An incident brought to mind by Mr. Wimster's account of these marriages was told the writer in 1916 by J. A. Stevens, foreman of a turpentine camp in the backwoods of [Manatee?] County. About fifty Negro couples in the camp had long lived together there without benefit of "cotehouse" or clergy. One aged pair had been married by commissary wedlock and lived together happily for more than fifty years, and had raised a large family of grown children. Somehow a white preacher from the North heard of this unholy state at the camp and made such loud complaint that county officials finally, and perhaps reluctantly, issued orders that the Negro couples must be legally married or cease living together. As a result, Mr. Stevens said, he had to pay for some fifty marriage licenses in a bunch and hold a "mass wedding" in which all the commissary-wed couples were legally united in one grand ceremony. To the Negroes it meant nothing but a big adventure and a gay holiday, he said.

When asked about feuds between bosses at different camps over recruiting each other's labor, Mr. Wimster chuckled reminiscently and said: "Sure, we was always tryin to steal laborers from each other. All of us did it; sometimes just for fun, and sometimes because we needed em. We got right mad sometimes, but there was never any shootin. I remember one time when I was foreman of a camp in Polk County. You see, the great pastime of all turpentine niggers is gamblin, mostly playin 'skin'. This is purely a nigger's game, played with ordinary cards. Well, one Saturday night after pay day forty of my men was playin skin, when one of the owners of our outfit, a northern man, came to camp and saw em. He said nothing to me, but next day in Bartow he told the sheriff to ooze out to camp and arrest them for gamblin. They were all taken to town, fined $35 each and jailed. My boss refused to pay their fines, so they sent one of my niggers to a rival camp to indirectly drop a hint that the foreman could get these 40 men by paying their fines an takin em. He fell for it, an hurried to town where he paid em all out an started em to his camp. It was Christmas time, an he staid in town an went on a big spree for several days.

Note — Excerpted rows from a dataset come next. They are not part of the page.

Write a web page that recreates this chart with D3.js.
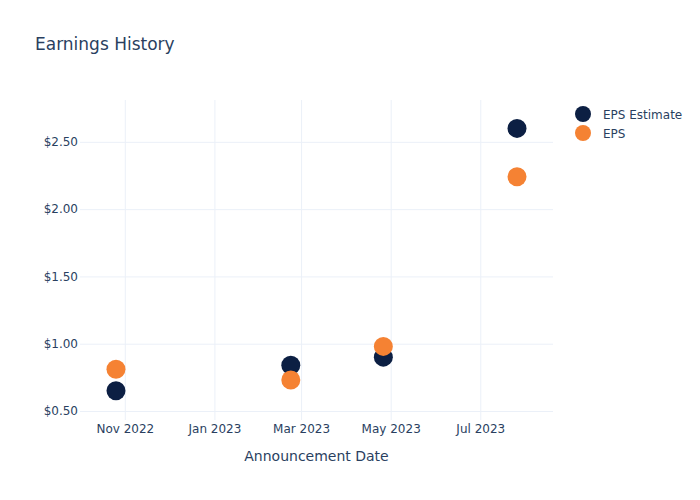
<!DOCTYPE html>
<html>
<head>
<meta charset="utf-8">
<script src="https://cdn.jsdelivr.net/npm/d3@7"></script>
<style>
  body { margin: 0; background: #fff; }
</style>
</head>
<body>
<script>
var dates = ["2022-10-26", "2023-02-22", "2023-04-26", "2023-07-26"];
var epsEstimate = [0.65, 0.84, 0.90, 2.60];
var eps = [0.81, 0.73, 0.98, 2.24];
var yTicks = [0.5, 1.0, 1.5, 2.0, 2.5];
var xTicks = ["2022-11-01", "2023-01-01", "2023-03-01", "2023-05-01", "2023-07-01"];
var seriesNames = ["EPS Estimate", "EPS"];
var seriesColors = ["#0c1f43", "#f58233"];

var WIDTH = 700, HEIGHT = 500;
var FONT = "'DejaVu Sans', Verdana, sans-serif";
var TEXTCOLOR = "#2a3f5f";
var plotLeft = 80, plotRight = 553, plotTop = 100, plotBottom = 420;

var parse = d3.timeParse("%Y-%m-%d");

var svg = d3.select("body")
            .append("svg")
            .attr("width", WIDTH)
            .attr("height", HEIGHT)
            .style("font-family", FONT);

var x = d3.scaleTime()
          .domain([d3.timeHour.offset(parse(dates[0]), -24.5 * 24),
                   d3.timeHour.offset(parse(dates[dates.length - 1]), 24.5 * 24)])
          .range([plotLeft, plotRight]);

var y = d3.scaleLinear()
          .domain([0.433, 2.811])
          .range([plotBottom, plotTop]);

// grid + x ticks
svg.append("g")
   .attr("transform", "translate(0," + plotBottom + ")")
   .call(d3.axisBottom(x)
           .tickValues(xTicks.map(parse))
           .tickSize(-(plotBottom - plotTop))
           .tickFormat(d3.timeFormat("%b %Y"))
           .tickPadding(4))
   .call(function(g) {
     g.select(".domain").remove();
     g.selectAll(".tick line").attr("stroke", "#ebf0f8").attr("stroke-width", 1);
     g.selectAll(".tick text")
      .attr("fill", TEXTCOLOR)
      .style("font-size", "12px")
      .style("font-family", FONT);
   });

// grid + y ticks
svg.append("g")
   .attr("transform", "translate(" + plotLeft + ",0)")
   .call(d3.axisLeft(y)
           .tickValues(yTicks)
           .tickSize(-(plotRight - plotLeft))
           .tickFormat(function(d) { return "$" + d3.format(".2f")(d); })
           .tickPadding(2))
   .call(function(g) {
     g.select(".domain").remove();
     g.selectAll(".tick line").attr("stroke", "#ebf0f8").attr("stroke-width", 1);
     g.selectAll(".tick text")
      .attr("fill", TEXTCOLOR)
      .style("font-size", "12px")
      .style("font-family", FONT);
   });

// points
var allSeries = [epsEstimate, eps];
allSeries.forEach(function(values, i) {
  svg.append("g")
     .selectAll("circle")
     .data(values)
     .enter()
     .append("circle")
     .attr("cx", function(d, j) { return x(parse(dates[j])); })
     .attr("cy", function(d) { return y(d); })
     .attr("r", 9.5)
     .style("fill", seriesColors[i]);
});

// title
svg.append("text")
   .attr("x", 35)
   .attr("y", 50)
   .attr("fill", TEXTCOLOR)
   .style("font-size", "17px")
   .text("Earnings History");

// axis title
svg.append("text")
   .attr("x", (plotLeft + plotRight) / 2)
   .attr("y", 461)
   .attr("text-anchor", "middle")
   .attr("fill", TEXTCOLOR)
   .style("font-size", "14px")
   .text("Announcement Date");

// legend
var legend = svg.append("g")
                .attr("transform", "translate(583,114)");
seriesNames.forEach(function(name, i) {
  legend.append("circle")
        .attr("cx", 0)
        .attr("cy", i * 19)
        .attr("r", 8)
        .style("fill", seriesColors[i]);
  legend.append("text")
        .attr("x", 20)
        .attr("y", i * 19 + 4.5)
        .attr("fill", TEXTCOLOR)
        .style("font-size", "12px")
        .text(name);
});
</script>
</body>
</html>
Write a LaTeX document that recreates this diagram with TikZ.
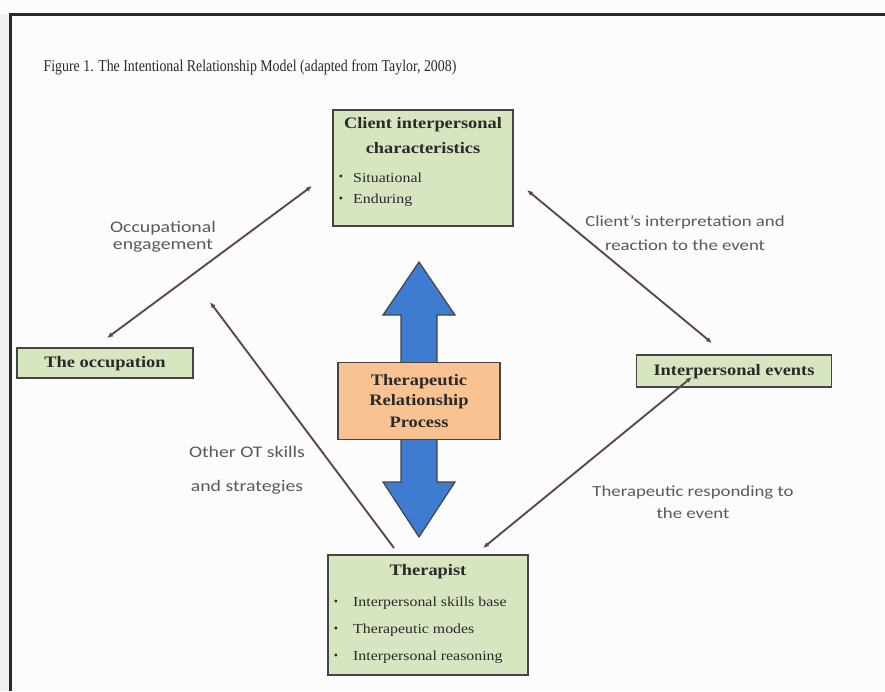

"I met the gang on their way to his camp, and said: 'Hey, you niggers, come on back home an go to work, an I'll see you ain't bothered no more about gamblin.' They all whooped for joy, an followed me back an went to work again for me. A week or so later I met the man that paid their fines, an said to him, 'How's tricks?' He was lookin mighty glum, an said: 'Rotten as hell. Whilst I was celebratin Christmas some dam son of a bitch stole 40 good niggers from me, an they cost me $35 a head, I wisht I could find out who got em.'

"I sympathized with him plenty, an it was weeks afterward before he found out it was me got his hands. By that time he had stole somebody else's niggers and got over his mad, so when we met we jist joked about it.

"Yes, them was the days, but I reckon they're gone for good. The turpentine business is done for in this country, an I don't think it will ever come back. Me? I'm goin back to Haiti soon, an maybe I'll stay there."